Signing the Contract of Sale
The Contract of Sale is the primary legal document governing the purchase. Cyprus law (the Sale of Land (Specific Performance) Law, Cap. 232) requires the contract to be signed and deposited with the Department of Lands and Surveys within 60 days of execution. This deposit creates a specific performance right in your favour — it means the developer cannot sell the same unit to someone else or mortgage it again without your knowledge. Before signing, your lawyer should confirm: the title of the land on which the development is built is unencumbered or that the developer's mortgage will be discharged prior to completion; the planning permission and building permit are valid and in force; the payment schedule is linked to construction milestones (slab completion, shell completion, internal fit-out, final handover) rather than calendar dates that the developer can shift; penalties for delay are included; and the developer is obliged to apply for and deliver an individual title deed within a defined period after the Certificate of Final Approval is issued. Review the floor plan annexed to the contract and confirm it matches what you were shown — any deviation between the contracted plan and the built unit gives you a legal remedy only if the plan is clearly specified in the contract.
VAT on new developments
VAT applies to the first sale of new residential properties in Cyprus. The standard rate is 19%, but a reduced rate of 5% applies to buyers who qualify under the primary residence scheme. To qualify for the 5% rate, you must be an individual (not a company), the property must be your primary and permanent residence in Cyprus, the property must not exceed 200 square metres of covered area (with the reduced rate applying to the first 130 square metres and the standard 19% rate applying above that within the same property), you must not have used the 5% scheme for another property in Cyprus in the preceding 10 years, and you must declare your intention to use the property as a primary residence and actually do so for at least 10 years after completion. The 5% eligibility must be confirmed and applied for before or at contract signing — it cannot be applied retrospectively after you have been charged 19%. If you purchase through a company, or you are not eligible for the reduced rate for any reason, VAT at 19% applies to the full purchase price. VAT-registered property purchases can also sometimes result in a VAT refund for the developer, which they may or may not pass through to buyers; clarify this in the contract.
Land Registry deposit and transfer fees
After the Contract of Sale is signed, it must be stamped (stamp duty: 0.15% on the first €170,860 of the price, 0.2% above that) and deposited at the DLS within 60 days. The stamp duty must be paid before deposit — unpaid contracts incur penalties. The deposit registers your interest against the title and is the buyer's primary protection from double-selling or developer encumbrance. At the time of title deed transfer, transfer fees are calculated on the DLS's assessed market value (not necessarily the contract price, though the two are typically close for new builds). Transfer fee rates: 3% on the first €85,000 of value, 5% on €85,001–€170,000, 8% above €170,000. A 50% discount on transfer fees has historically applied to transfers directly from developers; confirm the current discount with your lawyer as this has been modified by legislation several times. For VAT-registered new build purchases, no transfer fees are payable — VAT and transfer fees are mutually exclusive in Cyprus tax law. Budget carefully: on a €400,000 property, transfer fees at full rate would be approximately €18,450; at the 50% discount, approximately €9,225.
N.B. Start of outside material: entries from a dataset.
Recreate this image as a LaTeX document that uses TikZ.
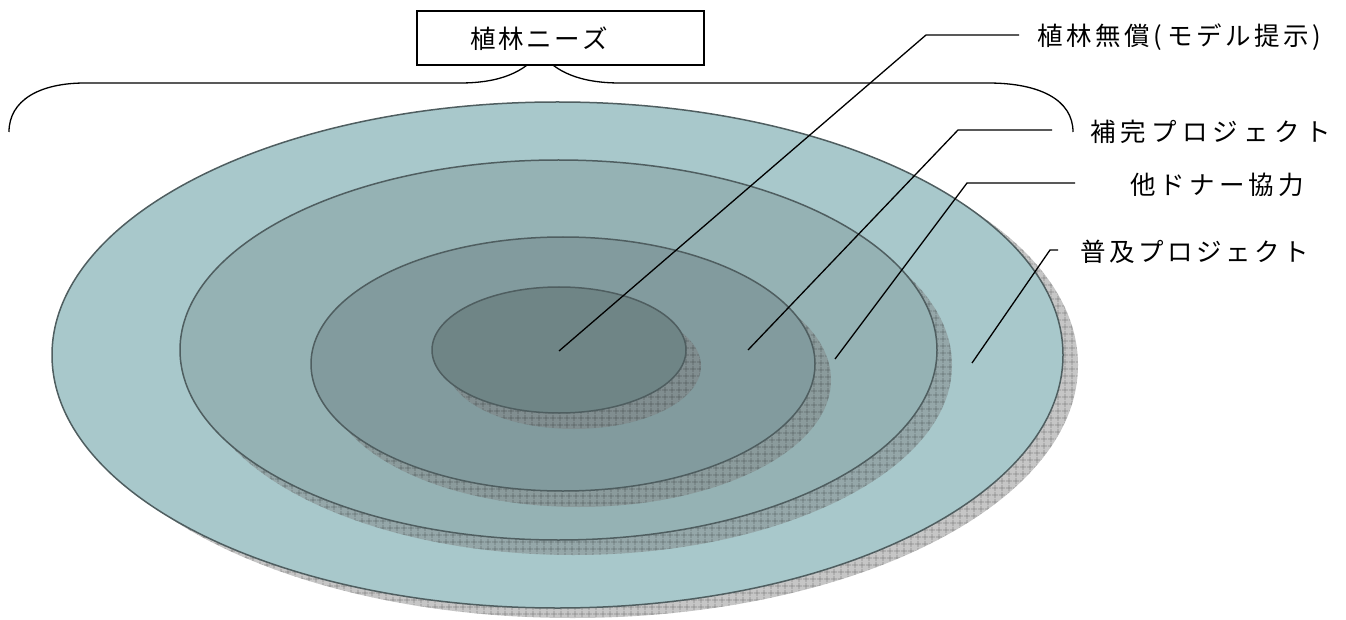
\documentclass[tikz,border=0pt]{standalone}
\usepackage{fontspec}
\newfontfamily\jp{Noto Sans CJK JP}
\usetikzlibrary{patterns.meta}

\definecolor{ringA}{HTML}{A8C8CB}
\definecolor{ringB}{HTML}{95B2B4}
\definecolor{ringC}{HTML}{829B9E}
\definecolor{ringD}{HTML}{6F8586}
\definecolor{ringline}{HTML}{4F5E60}

% set each character of #2 in a box of width #1
\makeatletter
\newcommand\pitched[2]{\@tfor\pch:=#2\do{\makebox[#1][l]{\pch}}}
\makeatother

\begin{document}
\begin{tikzpicture}[x=1pt,y=-1pt,
  ring/.style={draw=ringline, line width=1.5pt},
  drop/.style={fill=gray, fill opacity=0.45, draw=none,
    postaction={pattern={Hatch[distance=6.5pt,line width=0.6pt]},
                pattern color=black, fill opacity=0.3}},
  leader/.style={draw=black, line width=1.3pt},
  brace/.style={draw=black, line width=1.3pt},
  lbl/.style={anchor=west, inner sep=0pt, font=\jp\fontsize{25.5}{30}\selectfont}]
\useasboundingbox (0,0) rectangle (1346,620);

% concentric rings, each with its hatched drop shadow
\fill[drop] (572.5,365) ellipse [x radius=505.5, y radius=253];
\filldraw[ring, fill=ringA] (557.5,355) ellipse [x radius=505.5, y radius=253];
\fill[drop] (573.5,365) ellipse [x radius=378.5, y radius=190];
\filldraw[ring, fill=ringB] (558.5,350) ellipse [x radius=378.5, y radius=190];
\fill[drop] (579,380) ellipse [x radius=252, y radius=127];
\filldraw[ring, fill=ringC] (563,364) ellipse [x radius=252, y radius=127];
\fill[drop] (574,366) ellipse [x radius=127, y radius=63];
\filldraw[ring, fill=ringD] (559,350) ellipse [x radius=127, y radius=63];

% brace over the rings
\draw[brace] (9,132) .. controls (9,100) and (40,83) .. (85,83) -- (460,83)
  .. controls (500,83) and (525,72) .. (540,52)
  .. controls (555,72) and (580,83) .. (620,83) -- (988,83)
  .. controls (1040,83) and (1073,100) .. (1073,132);
\node[draw, fill=white, line width=1.2pt, minimum width=287pt, minimum height=54pt,
  inner sep=0pt] (needbox) at (560.5,38) {};
\node[lbl] (needs) at (470,39) {\pitched{28pt}{植林ニーズ}};

% labels
\node[lbl] (L1) at (1037,37)
  {\pitched{29pt}{植林無償}\makebox[14pt][l]{(}\pitched{29pt}{モデル提示})};
\node[lbl] (L2) at (1090,132) {\pitched{30.7pt}{補完プロジェクト}};
\node[lbl] (L3) at (1130,185) {\pitched{29.6pt}{他ドナー協力}};
\node[lbl] (L4) at (1080,252) {\pitched{29pt}{普及プロジェクト}};

% leader lines
\coordinate (t1) at (1019,35);  \coordinate (k1) at (926,35);  \coordinate (e1) at (559,351);
\coordinate (t2) at (1052,130); \coordinate (k2) at (958,130); \coordinate (e2) at (748,350);
\coordinate (t3) at (1075,183); \coordinate (k3) at (967,183); \coordinate (e3) at (835,359);
\coordinate (t4) at (1058,250); \coordinate (k4) at (1050,250); \coordinate (e4) at (972,363);
\draw[leader] (t1) -- (k1) -- (e1);
\draw[leader] (t2) -- (k2) -- (e2);
\draw[leader] (t3) -- (k3) -- (e3);
\draw[leader] (t4) -- (k4) -- (e4);
\end{tikzpicture}
\end{document}
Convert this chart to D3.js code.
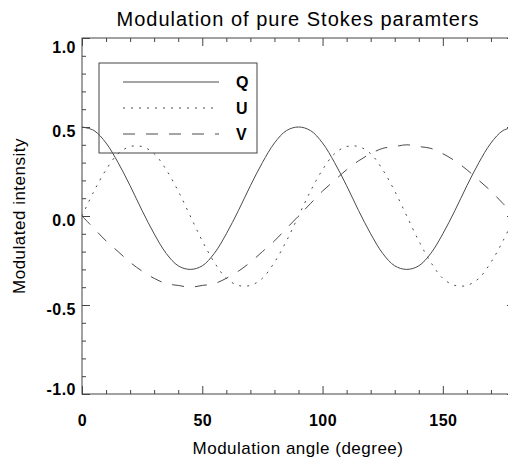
<!DOCTYPE html>
<html>
<head>
<meta charset="utf-8">
<script src="https://cdn.jsdelivr.net/npm/d3@7"></script>
<style>
  body { margin: 0; background: #fff; }
  svg { display: block; font-family: "Liberation Sans", Arial, Helvetica, sans-serif; }
</style>
</head>
<body>
<svg width="508" height="459"></svg>
<script>
// modulation angle (degree), every 5 degrees
var angles = [0,5,10,15,20,25,30,35,40,45,50,55,60,65,70,75,80,85,90,
              95,100,105,110,115,120,125,130,135,140,145,150,155,160,165,170,175,180];
var qValues = [0.50,0.48,0.41,0.30,0.17,0.03,-0.10,-0.21,-0.28,-0.30,-0.28,-0.21,-0.10,0.03,0.17,0.30,0.41,0.48,0.50,
               0.48,0.41,0.30,0.17,0.03,-0.10,-0.21,-0.28,-0.30,-0.28,-0.21,-0.10,0.03,0.17,0.30,0.41,0.48,0.50];
var uValues = [0.00,0.14,0.26,0.35,0.39,0.39,0.35,0.26,0.14,0.00,-0.14,-0.26,-0.35,-0.39,-0.39,-0.35,-0.26,-0.14,0.00,
               0.14,0.26,0.35,0.39,0.39,0.35,0.26,0.14,0.00,-0.14,-0.26,-0.35,-0.39,-0.39,-0.35,-0.26,-0.14,0.00];
var vValues = [0.00,-0.07,-0.14,-0.20,-0.26,-0.31,-0.35,-0.38,-0.39,-0.40,-0.39,-0.38,-0.35,-0.31,-0.26,-0.20,-0.14,-0.07,0.00,
               0.07,0.14,0.20,0.26,0.31,0.35,0.38,0.39,0.40,0.39,0.38,0.35,0.31,0.26,0.20,0.14,0.07,0.00];
var seriesNames = ["Q", "U", "V"];
var xTickValues = [0, 50, 100, 150];
var yTickValues = [-1, -0.5, 0, 0.5, 1];

var svg = d3.select("svg"),
    margin = {top: 38, right: -7, bottom: 65, left: 82},
    width = +svg.attr("width") - margin.left - margin.right,
    height = +svg.attr("height") - margin.top - margin.bottom;

var xScale = d3.scaleLinear().domain([0, 180]).range([0, width]);
var yScale = d3.scaleLinear().domain([-1, 1]).range([height, 0]);

var chartG = svg.append("g")
    .attr("transform", "translate(" + margin.left + "," + margin.top + ")");

var axisColor = "#444";
var lineColor = "#4a4a4a";

// frame
chartG.append("rect")
    .attr("x", xScale(0)).attr("y", yScale(1))
    .attr("width", xScale(180) - xScale(0))
    .attr("height", yScale(-1) - yScale(1))
    .attr("fill", "none")
    .attr("stroke", axisColor)
    .attr("stroke-width", 1);

function styleAxis(g) {
  g.select(".domain").remove();
  g.selectAll(".tick line").attr("stroke", axisColor);
}

var xMinor = xScale.ticks(18).filter(function(d) { return xTickValues.indexOf(d) < 0; });
var yMinor = yScale.ticks(20).filter(function(d) { return yTickValues.indexOf(d) < 0; });

// bottom axis
chartG.append("g")
    .attr("transform", "translate(0," + height + ")")
    .call(d3.axisBottom(xScale).tickValues(xMinor).tickSize(-4).tickFormat(""))
    .call(styleAxis);
var xAxisG = chartG.append("g")
    .attr("transform", "translate(0," + height + ")")
    .call(d3.axisBottom(xScale).tickValues(xTickValues).tickSize(-8).tickPadding(21)
          .tickFormat(function(d) { return String(d); }))
    .call(styleAxis);

// top axis
chartG.append("g")
    .call(d3.axisTop(xScale).tickValues(xMinor).tickSize(-4).tickFormat(""))
    .call(styleAxis);
chartG.append("g")
    .call(d3.axisTop(xScale).tickValues(xTickValues).tickSize(-8).tickFormat(""))
    .call(styleAxis);

// left axis
chartG.append("g")
    .call(d3.axisLeft(yScale).tickValues(yMinor).tickSize(-4).tickFormat(""))
    .call(styleAxis);
var yAxisG = chartG.append("g")
    .call(d3.axisLeft(yScale).tickValues(yTickValues).tickSize(-8).tickPadding(6)
          .tickFormat(function(d) { return d.toFixed(1); }))
    .call(styleAxis);

// right axis
chartG.append("g")
    .attr("transform", "translate(" + width + ",0)")
    .call(d3.axisRight(yScale).tickValues(yMinor).tickSize(-4).tickFormat(""))
    .call(styleAxis);
chartG.append("g")
    .attr("transform", "translate(" + width + ",0)")
    .call(d3.axisRight(yScale).tickValues(yTickValues).tickSize(-8).tickFormat(""))
    .call(styleAxis);

chartG.selectAll(".tick text")
    .attr("fill", "#000")
    .style("font-family", "'Liberation Sans', Arial, Helvetica, sans-serif")
    .style("font-size", "16px")
    .style("font-weight", "bold")
    .style("letter-spacing", "0.5px");

// the end labels sit inside the frame, the middle ones just below their tick
yAxisG.selectAll(".tick text")
    .attr("dy", function(d) {
      var shift = d === 1 ? 9 : (d === -1 ? -5 : 4);
      return (shift + 5.8) + "px";
    });

// curves
var series = [
  {name: "Q", values: qValues, dash: null},
  {name: "U", values: uValues, dash: "2,6"},
  {name: "V", values: vValues, dash: "12,11"}
];

var line = d3.line()
    .x(function(d, i) { return xScale(angles[i]); })
    .y(function(d) { return yScale(d); })
    .curve(d3.curveCatmullRom);

chartG.selectAll(".curve")
    .data(series)
  .enter().append("path")
    .attr("class", "curve")
    .attr("d", function(s) { return line(s.values); })
    .attr("fill", "none")
    .attr("stroke", lineColor)
    .attr("stroke-width", 1)
    .attr("stroke-dasharray", function(s) { return s.dash; });

// legend
var legendG = chartG.append("g").attr("transform", "translate(17,25)");
legendG.append("rect")
    .attr("width", 158).attr("height", 90)
    .attr("fill", "none")
    .attr("stroke", axisColor)
    .attr("stroke-width", 1);

var rows = legendG.selectAll(".row")
    .data(series)
  .enter().append("g")
    .attr("class", "row")
    .attr("transform", function(s, i) { return "translate(0," + (19 + i * 26) + ")"; });
rows.append("line")
    .attr("x1", 24).attr("x2", 120)
    .attr("stroke", lineColor)
    .attr("stroke-width", 1)
    .attr("stroke-dasharray", function(s) { return s.dash; });
rows.append("text")
    .attr("x", 137)
    .attr("dy", "0.36em")
    .style("font-size", "16px")
    .style("font-weight", "bold")
    .text(function(s, i) { return seriesNames[i]; });

// titles
svg.append("text")
    .attr("x", 298).attr("y", 26)
    .attr("text-anchor", "middle")
    .style("font-size", "20px")
    .style("letter-spacing", "1px")
    .text("Modulation of pure Stokes paramters");

svg.append("text")
    .attr("x", 298).attr("y", 454)
    .attr("text-anchor", "middle")
    .style("font-size", "17px")
    .style("letter-spacing", "0.5px")
    .text("Modulation angle (degree)");

svg.append("text")
    .attr("transform", "translate(25,216) rotate(-90)")
    .attr("text-anchor", "middle")
    .style("font-size", "17px")
    .style("letter-spacing", "0.5px")
    .text("Modulated intensity");
</script>
</body>
</html>
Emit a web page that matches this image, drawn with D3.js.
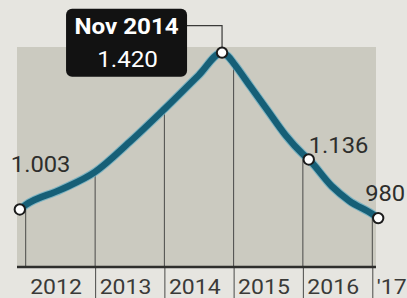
<!DOCTYPE html>
<html><head><meta charset="utf-8">
<script src="https://cdn.jsdelivr.net/npm/d3@7"></script>
<style>
html,body{margin:0;padding:0;background:#e6e5e0;}
svg{display:block;}
text{font-family:Roboto,"Open Sans",sans-serif;}
</style></head>
<body>
<svg id="c" width="407" height="298"></svg>
<script>
// ---- data ----
const dates = ["2011-12","2012-01","2012-07","2013-01","2013-07","2014-01","2014-07","2014-11","2014-12","2015-01","2015-04","2015-07","2015-10","2016-01","2016-02","2016-06","2016-09","2017-01","2017-02"];
const values = [1003,1015,1055,1103,1182,1270,1360,1420,1411,1392,1329,1265,1201,1150,1136,1065,1026,991,980];
const markedDates = ["2011-12","2014-11","2016-02","2017-02"];
const markedLabels = ["1.003","1.420","1.136","980"];
const calloutTitle = "Nov 2014";
const yearTicks = ["2012","2013","2014","2015","2016","2017"];
const yearLabels = ["2012","2013","2014","2015","2016","'17"];

const parse = d3.timeParse("%Y-%m");
const pts = dates.map((d,i)=>({date:parse(d), value:values[i], key:d}));

const W=407,H=298;
const plot={x0:17,x1:376,y0:47,y1:267};
const svg=d3.select("#c");

const x=d3.scaleTime().domain([parse("2012-01"),parse("2017-01")]).range([25.7,372.3]);
const y=d3.scaleLinear().domain([850,1435]).range([plot.y1,plot.y0]);

// background plot area
svg.append("rect").attr("x",plot.x0).attr("y",plot.y0)
  .attr("width",plot.x1-plot.x0).attr("height",plot.y1-plot.y0).attr("fill","#cbcac0");

// drop lines at each January
const jan = pts.filter(p=>p.date.getMonth()===0);
svg.append("g").selectAll("line").data(jan).join("line")
  .attr("x1",d=>x(d.date)).attr("x2",d=>x(d.date))
  .attr("y1",d=>y(d.value)).attr("y2",plot.y1)
  .attr("stroke","#4a4a48").attr("stroke-width",1);

// x axis
const axis=d3.axisBottom(x)
  .tickValues(yearTicks.map(t=>d3.timeParse("%Y")(t)))
  .tickSize(H-plot.y1)
  .tickFormat((d,i)=>yearLabels[i]);
const gx=svg.append("g").attr("transform",`translate(0,${plot.y1})`).call(axis);
gx.select(".domain").remove();
gx.selectAll(".tick line").attr("stroke","#4a4a48").attr("stroke-width",1)
  .attr("display",(d,i)=>i===0?"none":null);
gx.selectAll(".tick text")
  .attr("text-anchor","start").attr("fill","#3a3a38")
  .attr("font-size",20).attr("y",0).attr("dy",0)
  .attr("transform","translate(4,27) scale(1.15,1)")
  .attr("font-family","Roboto");
// scale must be applied relative to text origin: adjust x
gx.selectAll(".tick text").attr("x",0);

svg.append("line").attr("x1",plot.x0).attr("x2",plot.x1)
  .attr("y1",plot.y1).attr("y2",plot.y1)
  .attr("stroke","#2e2e2c").attr("stroke-width",2.5);

// line
const lineGen=d3.line().x(d=>x(d.date)).y(d=>y(d.value)).curve(d3.curveMonotoneX);
svg.append("path").datum(pts).attr("d",lineGen)
  .attr("fill","none").attr("stroke","#6aaec2").attr("stroke-width",8.5)
  .attr("stroke-linejoin","round").attr("stroke-linecap","round").attr("opacity",0.8);
svg.append("path").datum(pts).attr("d",lineGen)
  .attr("fill","none").attr("stroke","#165f77").attr("stroke-width",6.5)
  .attr("stroke-linejoin","round").attr("stroke-linecap","round");

const marked = markedDates.map((m,i)=>{const p=pts.find(q=>q.key===m);return {p,label:markedLabels[i]};});
const peak = marked[1];
const px=x(peak.p.date), py=y(peak.p.value);

// callout connector
svg.append("path")
  .attr("d",`M${px-36},${py-27}H${px}V${py}`)
  .attr("fill","none").attr("stroke","#3a3a38").attr("stroke-width",1.2);

// points
svg.append("g").selectAll("circle").data(marked).join("circle")
  .attr("cx",d=>x(d.p.date)).attr("cy",d=>y(d.p.value)).attr("r",5.2)
  .attr("fill","#fff").attr("stroke","#1c1c1c").attr("stroke-width",2);

// callout box
const bx0=px-156, bx1=px-35, by0=py-44, by1=py+24;
svg.append("rect").attr("x",bx0).attr("y",by0).attr("width",bx1-bx0).attr("height",by1-by0)
  .attr("rx",6).attr("fill","#121212");
const cx=(bx0+bx1)/2;
svg.append("text").attr("transform",`translate(${cx},${py-19}) scale(1.1,1)`)
  .attr("text-anchor","middle").attr("fill","#fff").attr("font-weight","bold")
  .attr("font-size",22).text(calloutTitle);
svg.append("text").attr("transform",`translate(${cx+1},${py+14}) scale(1.1,1)`)
  .attr("text-anchor","middle").attr("fill","#fff")
  .attr("font-size",22).text(peak.label);

// other labels
const offs=[[-9,-37],null,[0,-6],[-13,-17]];
marked.forEach((m,i)=>{
  if(!offs[i])return;
  svg.append("text")
    .attr("transform",`translate(${x(m.p.date)+offs[i][0]},${y(m.p.value)+offs[i][1]}) scale(1.08,1)`)
    .attr("fill","#2e2e2c").attr("font-size",22).text(m.label);
});
</script>
</body></html>
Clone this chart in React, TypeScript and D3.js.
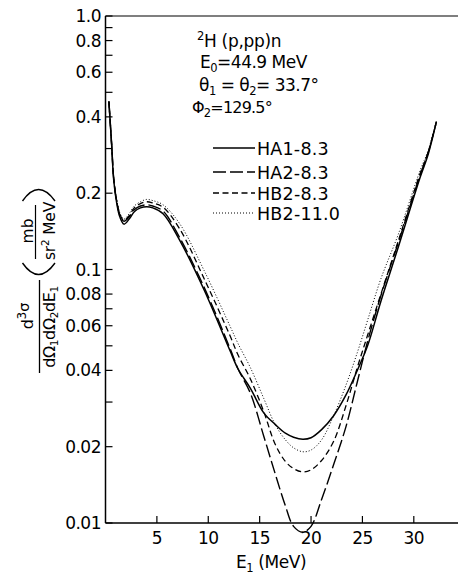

Title deed timeline and snagging
For a new build completed today, the realistic timeline from completion to individual title deed in your name is 3–5 years. This is not unusual by Cyprus standards: the developer must first obtain the Certificate of Final Approval from the planning authority (a process that typically takes 6–18 months and requires the building to match the approved plans), then apply to the DLS to subdivide the plot and register individual unit titles (typically a further 1–3 years). You can often obtain your title deed faster than average if your contract includes penalties for developer delay in applying for each step — follow up with your lawyer every six months on the status. Snagging (the process of identifying and documenting defects at handover) is critically important in Cyprus because the legal window to require remediation under warranty is narrow. At key handover, conduct a full inspection with a snag list before you sign the handover documents — do not sign anything confirming satisfactory completion until every snagged item is either fixed or documented in writing with a specific remediation deadline. Common snag items in Cyprus new builds: waterproofing on terraces and balconies (the most expensive to fix post-handover), tile alignment, door and window sealing, electrical labelling, and air-conditioning unit commissioning. Retain the last 5–10% of the purchase price contractually until all snagging items are resolved.